Stocks at 184 Chinese steel mills covered by Mysteel consultancy’s weekly survey stood at just over 6 million tonnes as of Wednesday, up 2.7% from last week partly due to increased output, it said.
Concerns over tight global iron ore supply also supported prices. China’s iron ore port inventory hit a four-month low last week, while weekly shipment arrivals fell.
Adding to supply concerns, Brazil’s Vale SA halted production at two mines and decommissioned a dam over safety concerns.
“This could further delay the recovery in iron ore output in Brazil,” Hynes said.
Iron ore exports from top producers improved in May, but Rio Tinto and Vale will need to lift run rates over the second half of 2021 to meet their sales guidance, S&P Global Platts wrote in a research note.
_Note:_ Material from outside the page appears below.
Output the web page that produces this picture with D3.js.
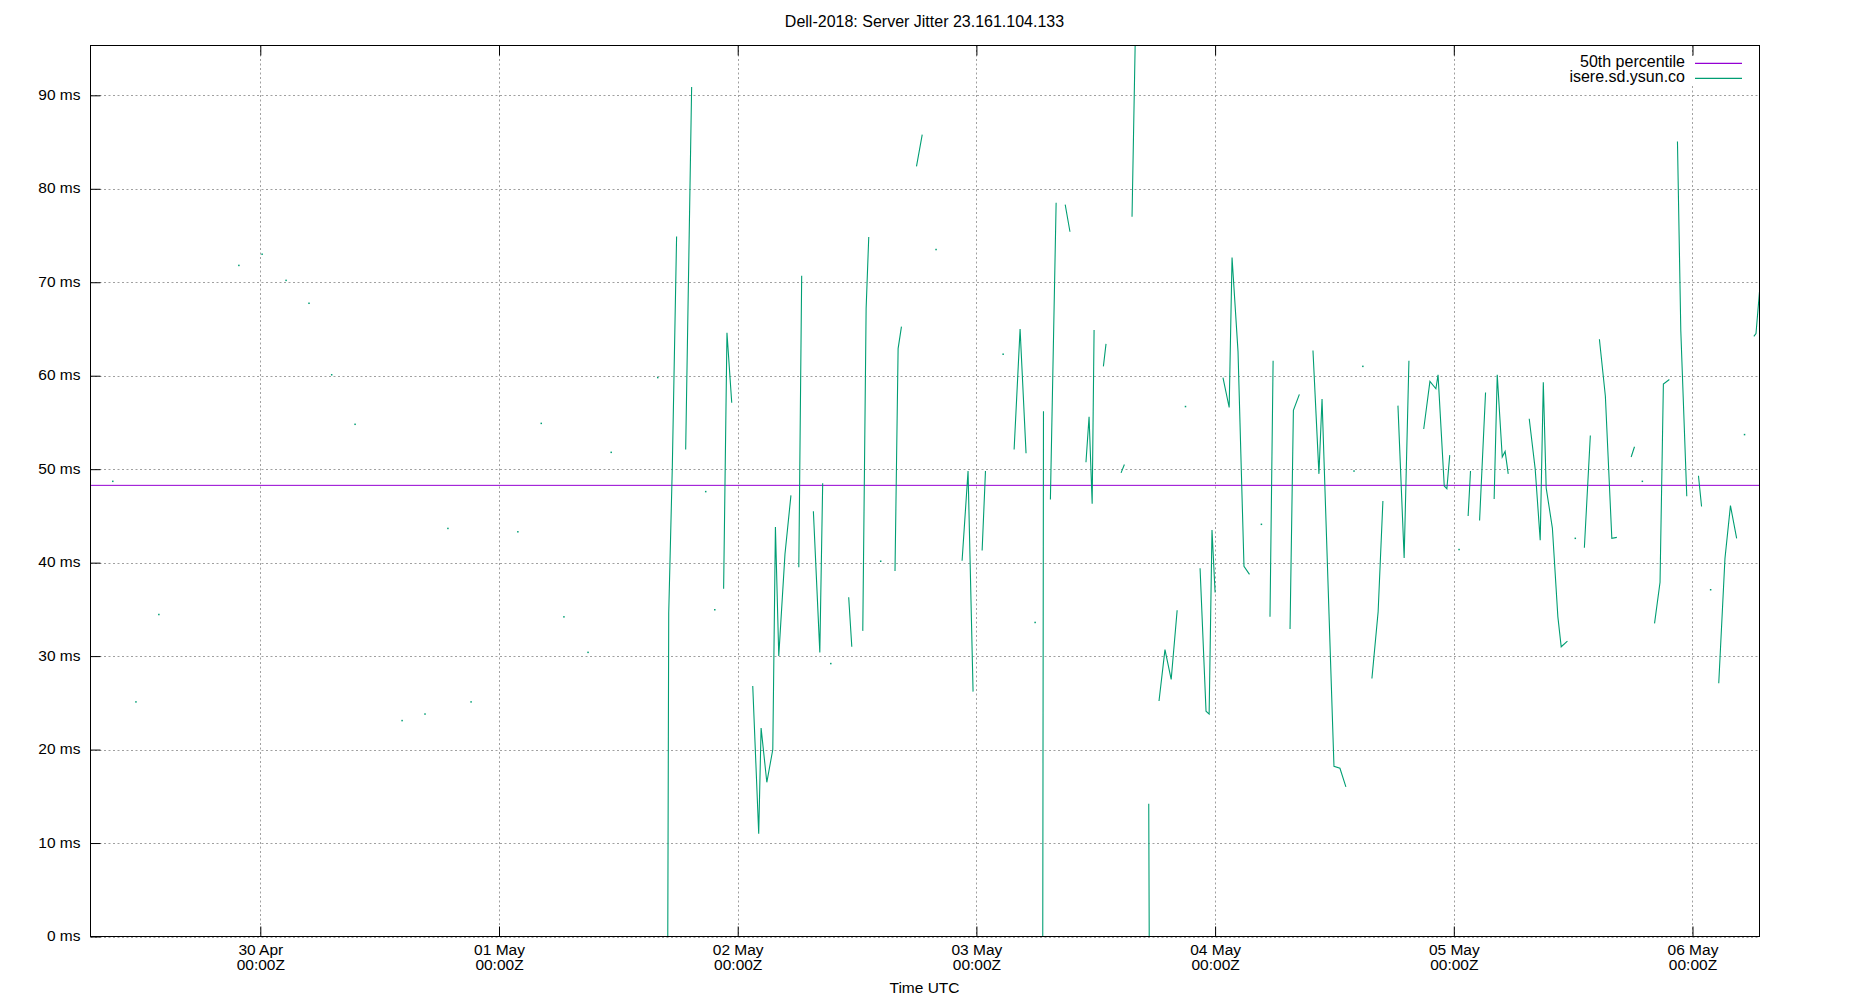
<!DOCTYPE html>
<html><head><meta charset="utf-8">
<script src="https://cdn.jsdelivr.net/npm/d3@7"></script>
<style>
body{margin:0;background:#fff}
svg{display:block}
text{font-family:"Liberation Sans",Arial,sans-serif;fill:#000}
</style>
</head><body>
<svg id="chart" width="1850" height="1000"></svg>
<script>
// ---------------- data ----------------
const chartTitle = "Dell-2018: Server Jitter 23.161.104.133";
const xAxisLabel = "Time UTC";
const seriesNames = ["50th percentile", "isere.sd.ysun.co"];
const seriesColors = ["#9400d3", "#009e73"];
const percentile50Ms = 48.27;

const yTickValues = [0, 10, 20, 30, 40, 50, 60, 70, 80, 90];
const yTickSuffix = " ms";
const xTickDays = [0, 1, 2, 3, 4, 5, 6];            // days after 30 Apr 00:00Z
const xTickLine1 = ["30 Apr", "01 May", "02 May", "03 May", "04 May", "05 May", "06 May"];
const xTickLine2 = ["00:00Z", "00:00Z", "00:00Z", "00:00Z", "00:00Z", "00:00Z", "00:00Z"];
const xDomainDays = [-0.7114, 6.2807];
const yDomainMs = [0, 95.33];

// sample time (days after 30 Apr 00:00Z); null marks a gap in the series
const sampleDay = [
  -0.618, null, -0.521, null, -0.425, null, -0.0898, null, 0.0075, null, 0.108, null,
  0.204, null, 0.299, null, 0.397, null, 0.594, null, 0.690, null, 0.786, null,
  0.883, null, 1.079, null, 1.177, null, 1.272, null, 1.373, null, 1.470, null, 1.665, null,
  1.707, 1.711, 1.726, 1.744, null,
  1.782, 1.807, null,
  1.866, null, 1.904, null,
  1.941, 1.955, 1.975, null,
  2.063, 2.088, 2.098, 2.122, 2.147, 2.158, 2.172, 2.198, 2.223, null,
  2.256, 2.268, null,
  2.317, 2.344, 2.356, null,
  2.390, null,
  2.465, 2.478, null,
  2.524, 2.538, 2.549, null,
  2.599, null,
  2.659, 2.672, 2.686, null,
  2.749, 2.773, null,
  2.831, null,
  2.940, 2.965, 2.986, null,
  3.024, 3.038, null,
  3.112, null,
  3.158, 3.183, 3.208, null,
  3.246, null,
  3.278, 3.281, null,
  3.310, 3.334, null,
  3.372, 3.392, null,
  3.459, 3.472, 3.485, 3.493, null,
  3.532, 3.543, null,
  3.606, 3.620, null,
  3.652, 3.668, null,
  3.722, 3.724, null,
  3.765, 3.790, 3.816, 3.841, null,
  3.876, null,
  3.937, 3.962, 3.975, 3.987, 4.000, null,
  4.033, 4.059, 4.071, 4.096, 4.121, 4.144, null,
  4.194, null,
  4.230, 4.243, null,
  4.314, 4.328, 4.353, null,
  4.410, 4.435, 4.448, 4.498, 4.523, 4.548, null,
  4.582, null, 4.619, null,
  4.657, 4.683, 4.703, null,
  4.766, 4.792, 4.812, null,
  4.874, 4.900, 4.925, 4.934, 4.960, 4.971, 4.983, null,
  5.022, null,
  5.060, 5.070, null,
  5.108, 5.133, null,
  5.169, 5.182, 5.203, 5.215, 5.228, null,
  5.316, 5.341, 5.362, 5.375, 5.387, 5.413, 5.436, 5.450, 5.476, null,
  5.509, null,
  5.547, 5.572, null,
  5.610, 5.635, 5.662, 5.683, null,
  5.743, 5.757, null,
  5.790, null,
  5.841, 5.864, 5.878, 5.903, null,
  5.937, 5.951, 5.976, null,
  6.025, 6.038, null,
  6.076, null,
  6.110, 6.136, 6.159, 6.185, null,
  6.218, null,
  6.257, 6.266, 6.284
];

// jitter in ms for isere.sd.ysun.co (null = gap)
const jitterMs = [
  48.7, null, 25.1, null, 34.45, null, 71.8, null, 73.0, null, 70.2, null,
  67.75, null, 60.1, null, 54.8, null, 23.1, null, 23.8, null, 43.66, null,
  25.1, null, 43.3, null, 54.9, null, 34.2, null, 30.4, null, 51.8, null, 59.8, null,
  0, 34.6, 50.2, 74.9, null,
  52.1, 90.9, null,
  47.6, null, 34.96, null,
  37.2, 64.6, 57.1, null,
  26.8, 11.0, 22.3, 16.5, 20.0, 43.8, 30.0, 40.9, 47.2, null,
  39.5, 70.7, null,
  45.5, 30.4, 48.5, null,
  29.2, null,
  36.3, 31.0, null,
  32.7, 67.2, 74.85, null,
  40.15, null,
  39.1, 62.9, 65.25, null,
  82.4, 85.8, null,
  73.5, null,
  40.2, 49.8, 26.2, null,
  41.3, 49.8, null,
  62.3, null,
  52.1, 65.0, 51.7, null,
  33.6, null,
  0, 56.2, null,
  46.75, 78.5, null,
  78.3, 75.4, null,
  50.75, 55.6, 46.3, 64.9, null,
  61.0, 63.4, null,
  49.6, 50.5, null,
  77.0, 99.5, null,
  14.2, 0, null,
  25.2, 30.7, 27.5, 34.9, null,
  56.7, null,
  39.4, 24.1, 23.8, 43.5, 36.8, null,
  59.8, 56.6, 72.65, 62.6, 39.6, 38.75, null,
  44.1, null,
  34.2, 61.6, null,
  32.9, 56.3, 58.0, null,
  62.7, 49.5, 57.5, 18.2, 18.0, 16.0, null,
  49.8, null, 61.0, null,
  27.6, 34.75, 46.6, null,
  56.8, 40.5, 61.6, null,
  54.3, 59.4, 58.6, 60.1, 48.2, 47.9, 51.5, null,
  41.4, null,
  45.0, 49.8, null,
  44.5, 58.2, null,
  46.8, 60.1, 51.3, 51.9, 49.5, null,
  55.4, 50.0, 42.4, 59.3, 48.0, 43.7, 34.2, 31.0, 31.6, null,
  42.6, null,
  41.6, 53.6, null,
  63.9, 57.8, 42.6, 42.7, null,
  51.3, 52.4, null,
  48.7, null,
  33.5, 37.9, 59.1, 59.6, null,
  85.05, 64.8, 47.1, null,
  49.3, 46.0, null,
  37.1, null,
  27.1, 40.45, 46.1, 42.6, null,
  53.7, null,
  64.2, 64.5, 70.0
];

// ---------------- drawing ----------------
const epoch = Date.UTC(2024, 3, 30);
const dayMs = 86400000;
const toDate = d => new Date(epoch + d * dayMs);

const plot = {left: 90.5, right: 1759.5, top: 45.5, bottom: 936.5};
const svg = d3.select("#chart");

const x = d3.scaleUtc().domain(xDomainDays.map(toDate)).range([plot.left, plot.right]);
const y = d3.scaleLinear().domain(yDomainMs).range([plot.bottom, plot.top]);

const points = sampleDay.map((d, i) => ({t: d == null ? null : toDate(d), v: jitterMs[i]}));

// clip
svg.append("defs").append("clipPath").attr("id", "clip")
  .append("rect").attr("x", plot.left).attr("y", plot.top)
  .attr("width", plot.right - plot.left).attr("height", plot.bottom - plot.top);

// grid
const grid = svg.append("g").attr("stroke", "#a0a0a0").attr("stroke-width", 1)
  .attr("stroke-dasharray", "2,2.5").attr("fill", "none");
yTickValues.forEach(v => {
  const yy = Math.round(y(v)) + 0.5;
  grid.append("line").attr("x1", plot.left).attr("x2", plot.right).attr("y1", yy).attr("y2", yy);
});
xTickDays.forEach(d => {
  const xx = Math.round(x(toDate(d))) + 0.5;
  grid.append("line").attr("x1", xx).attr("x2", xx).attr("y1", plot.top).attr("y2", plot.bottom);
});

// legend background (key box masks the grid)
svg.append("rect").attr("x", 1560).attr("y", 56).attr("width", 198.5).attr("height", 30).attr("fill", "#fff");

// 50th percentile line
svg.append("line")
  .attr("x1", plot.left).attr("x2", plot.right)
  .attr("y1", y(percentile50Ms)).attr("y2", y(percentile50Ms))
  .attr("stroke", seriesColors[0]).attr("stroke-width", 1);

// jitter series
const line = d3.line()
  .defined(p => p.v != null && p.t != null)
  .x(p => x(p.t)).y(p => y(p.v));
const dataG = svg.append("g").attr("clip-path", "url(#clip)");
dataG.append("path").datum(points)
  .attr("d", line).attr("fill", "none")
  .attr("stroke", seriesColors[1]).attr("stroke-width", 1.1)
  .attr("stroke-linejoin", "miter");
// isolated samples drawn as single dots
const isolated = points.filter((p, i) => p.v != null &&
  (i === 0 || points[i - 1].v == null) && (i === points.length - 1 || points[i + 1].v == null));
dataG.selectAll("rect.dot").data(isolated).join("rect").attr("class", "dot")
  .attr("x", p => x(p.t) - 0.75).attr("y", p => y(p.v) - 0.75)
  .attr("width", 1.5).attr("height", 1.5).attr("fill", seriesColors[1]);

// border
svg.append("rect").attr("x", plot.left).attr("y", plot.top)
  .attr("width", plot.right - plot.left).attr("height", plot.bottom - plot.top)
  .attr("fill", "none").attr("stroke", "#000").attr("stroke-width", 1);

// y axis (left ticks inward)
const yAxis = d3.axisLeft(y).tickValues(yTickValues).tickSize(-10).tickPadding(10)
  .tickFormat(v => v + yTickSuffix);
const yg = svg.append("g").attr("transform", `translate(${plot.left},0)`).call(yAxis);
yg.select(".domain").remove();
yg.selectAll(".tick line").attr("stroke", "#000");
yg.selectAll(".tick text").attr("font-size", 15.5).attr("fill", "#000")
  .attr("x", -10).attr("dy", null).attr("y", 4)
  .style("font-family", '"Liberation Sans", Arial, sans-serif');

// x axis bottom (ticks inward)
const xTickDates = xTickDays.map(toDate);
const xAxis = d3.axisBottom(x).tickValues(xTickDates).tickSize(-10).tickFormat(() => "");
const xg = svg.append("g").attr("transform", `translate(0,${plot.bottom})`).call(xAxis);
xg.select(".domain").remove();
xg.selectAll(".tick line").attr("stroke", "#000");
xg.selectAll(".tick text").remove();
xg.selectAll(".tick").each(function(d, i) {
  const t = d3.select(this).append("text").attr("text-anchor", "middle")
    .attr("font-size", 15.5).style("font-family", '"Liberation Sans", Arial, sans-serif');
  t.append("tspan").attr("x", 0).attr("y", 18).text(xTickLine1[i]);
  t.append("tspan").attr("x", 0).attr("y", 33.5).text(xTickLine2[i]);
});
// x axis top mirror ticks
const xTop = d3.axisTop(x).tickValues(xTickDates).tickSize(-10).tickFormat(() => "");
const xtg = svg.append("g").attr("transform", `translate(0,${plot.top})`).call(xTop);
xtg.select(".domain").remove();
xtg.selectAll(".tick line").attr("stroke", "#000");

// title and axis label
svg.append("text").attr("x", 924.5).attr("y", 27.3).attr("text-anchor", "middle")
  .attr("font-size", 16).text(chartTitle);
svg.append("text").attr("x", 924.5).attr("y", 992.5).attr("text-anchor", "middle")
  .attr("font-size", 15.5).text(xAxisLabel);

// legend
const legendY = [66.7, 81.7];
seriesNames.forEach((name, i) => {
  svg.append("text").attr("x", 1685).attr("y", legendY[i]).attr("text-anchor", "end")
    .attr("font-size", 16).text(name);
  svg.append("line").attr("x1", 1695).attr("x2", 1742)
    .attr("y1", legendY[i] - 3.4).attr("y2", legendY[i] - 3.4)
    .attr("stroke", seriesColors[i]).attr("stroke-width", 1.2);
});
</script>
</body></html>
According to S&P data, shipments from Rio Tinto, BHP, Vale, Fortescue Metals Group and Roy Hill, and Saldanha port in South Africa, reached 99.4 million tonnes in May, the highest level so far this year, up 7.8% month on month and a 3% increase year on year.
Vale said its iron ore production would be 315 million-335 million tonnes in 2021.
“Over January-May, Vale exported iron ore at an annualized run rate of 251.7 million tonnes, indicating it is far off meeting guidance and taking into account it sells around 25 million tonnes of iron ore into the Brazilian market,” said S&P Global Platts.